Emergency Lighting

During a power outage, fire, or any other emergency, you will definitely want your emergency lighting to function properly. In most cases, the standard timeframe to keep the emergency lighting working is approximately 90 minutes. Your lights and signs should be able to illuminate the way for people to evacuate the building and the premises in a safe and orderly manner. At ASCO Fire, we specialize in emergency lighting solutions. We can inspect, test, and maintain your emergency signs and lighting with exceptional ease.

What is Emergency Lighting?

Emergency lighting can be battery operated or permanently mounted. Most units are tied into the building’s power grid. This allows the emergency lights and signs to draw power from the grid and ensure that the battery is fully charged. If a blackout occurs, the light automatically turns on. It provides just enough light for people to evacuate the facility. Here is a quick look at the common areas that require emergency lighting:

  • Lifts
  • Near equipment that cannot be left operational in an emergency
  • Fire alarm call points
  • Fire-fighting equipment
  • Toilets
  • Windowless rooms
  • Changes in floor level
  • Stairways
  • Emergency escape signs
  • Each final exit (outside)
  • Corridor intersections
  • Escape routes
  • Exit doors

You do not have to install individual lights for each item mentioned above. The overall level of light should make these areas usable and visible.

Every business needs to abide by certain regulations and codes set by the local, state and federal government. The International Building Code (IBC) sets most standards for commercial buildings.

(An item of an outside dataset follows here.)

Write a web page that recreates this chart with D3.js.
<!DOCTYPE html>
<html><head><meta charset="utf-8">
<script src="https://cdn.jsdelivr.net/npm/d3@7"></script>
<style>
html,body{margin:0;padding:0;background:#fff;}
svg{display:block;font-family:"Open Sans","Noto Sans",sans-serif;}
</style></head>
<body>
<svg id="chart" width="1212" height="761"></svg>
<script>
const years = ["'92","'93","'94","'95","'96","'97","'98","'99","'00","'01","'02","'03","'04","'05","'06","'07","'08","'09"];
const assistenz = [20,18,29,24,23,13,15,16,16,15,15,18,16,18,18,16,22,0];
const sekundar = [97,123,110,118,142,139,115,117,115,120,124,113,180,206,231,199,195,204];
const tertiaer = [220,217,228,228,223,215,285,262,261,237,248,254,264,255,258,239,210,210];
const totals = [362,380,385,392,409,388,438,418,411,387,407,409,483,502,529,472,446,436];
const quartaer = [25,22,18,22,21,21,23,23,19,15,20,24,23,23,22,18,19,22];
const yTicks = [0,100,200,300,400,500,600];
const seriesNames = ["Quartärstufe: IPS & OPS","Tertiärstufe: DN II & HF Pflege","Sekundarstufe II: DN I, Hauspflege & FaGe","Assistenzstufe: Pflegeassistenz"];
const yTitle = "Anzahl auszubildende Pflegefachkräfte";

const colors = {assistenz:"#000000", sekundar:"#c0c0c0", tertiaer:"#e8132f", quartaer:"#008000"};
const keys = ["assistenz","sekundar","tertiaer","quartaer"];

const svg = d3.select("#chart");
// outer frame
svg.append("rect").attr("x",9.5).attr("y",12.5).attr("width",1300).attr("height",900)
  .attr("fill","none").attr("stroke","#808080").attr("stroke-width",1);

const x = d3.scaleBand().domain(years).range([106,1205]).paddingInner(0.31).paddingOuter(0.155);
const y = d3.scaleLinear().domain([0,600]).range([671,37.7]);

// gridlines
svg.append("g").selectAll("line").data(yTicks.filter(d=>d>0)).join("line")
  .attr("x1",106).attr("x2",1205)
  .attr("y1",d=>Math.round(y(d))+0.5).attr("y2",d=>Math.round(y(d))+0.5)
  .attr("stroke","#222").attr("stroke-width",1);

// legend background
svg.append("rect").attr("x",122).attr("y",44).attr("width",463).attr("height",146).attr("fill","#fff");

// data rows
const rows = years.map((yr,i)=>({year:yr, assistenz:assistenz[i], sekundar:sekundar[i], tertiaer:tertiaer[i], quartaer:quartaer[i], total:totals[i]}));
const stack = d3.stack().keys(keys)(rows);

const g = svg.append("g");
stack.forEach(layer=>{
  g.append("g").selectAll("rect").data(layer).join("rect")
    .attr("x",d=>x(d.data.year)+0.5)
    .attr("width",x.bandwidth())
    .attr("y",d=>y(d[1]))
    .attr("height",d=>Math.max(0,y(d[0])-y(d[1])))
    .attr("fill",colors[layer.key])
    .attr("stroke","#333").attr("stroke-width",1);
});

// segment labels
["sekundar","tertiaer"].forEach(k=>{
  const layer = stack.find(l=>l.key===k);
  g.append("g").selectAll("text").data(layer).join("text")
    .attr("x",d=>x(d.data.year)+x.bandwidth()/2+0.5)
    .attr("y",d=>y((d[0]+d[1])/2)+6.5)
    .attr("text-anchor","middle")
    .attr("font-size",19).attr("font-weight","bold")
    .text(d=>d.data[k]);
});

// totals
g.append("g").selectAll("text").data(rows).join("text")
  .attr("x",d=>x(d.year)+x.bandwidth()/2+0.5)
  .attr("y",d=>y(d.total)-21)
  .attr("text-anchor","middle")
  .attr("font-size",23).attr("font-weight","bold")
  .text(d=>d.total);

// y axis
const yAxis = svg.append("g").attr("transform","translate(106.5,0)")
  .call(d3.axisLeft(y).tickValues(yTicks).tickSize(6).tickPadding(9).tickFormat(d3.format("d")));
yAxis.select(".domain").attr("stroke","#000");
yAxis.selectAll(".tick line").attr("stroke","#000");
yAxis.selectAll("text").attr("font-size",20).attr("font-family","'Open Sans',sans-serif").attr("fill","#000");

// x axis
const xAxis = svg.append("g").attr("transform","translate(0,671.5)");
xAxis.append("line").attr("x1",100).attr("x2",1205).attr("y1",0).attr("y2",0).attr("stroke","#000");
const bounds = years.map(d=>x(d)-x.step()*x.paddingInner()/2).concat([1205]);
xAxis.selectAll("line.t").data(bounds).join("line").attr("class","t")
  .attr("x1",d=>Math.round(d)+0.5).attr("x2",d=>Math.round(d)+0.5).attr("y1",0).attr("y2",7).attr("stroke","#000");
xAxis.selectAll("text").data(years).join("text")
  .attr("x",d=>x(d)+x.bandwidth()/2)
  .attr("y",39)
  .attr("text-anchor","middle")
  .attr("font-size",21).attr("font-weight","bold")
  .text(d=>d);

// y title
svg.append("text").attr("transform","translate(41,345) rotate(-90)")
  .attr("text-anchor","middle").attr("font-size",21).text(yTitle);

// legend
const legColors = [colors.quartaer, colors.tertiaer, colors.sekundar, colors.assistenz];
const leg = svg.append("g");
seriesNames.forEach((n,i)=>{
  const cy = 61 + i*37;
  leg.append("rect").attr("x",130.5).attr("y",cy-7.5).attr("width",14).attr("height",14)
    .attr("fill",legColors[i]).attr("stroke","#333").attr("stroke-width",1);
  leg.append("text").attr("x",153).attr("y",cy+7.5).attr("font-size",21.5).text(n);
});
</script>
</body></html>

Benefits of Emergency Lighting

Fires can cause blackouts. Emergency lighting provides a constant source of light. This makes it safe for individuals within the premises to evacuate safely in case of an unexpected fire. Businesses can avoid major financial losses as they will have more time to sort out situations (e.g. certain machinery need to be switched off if left unattended) when there is sudden loss of power.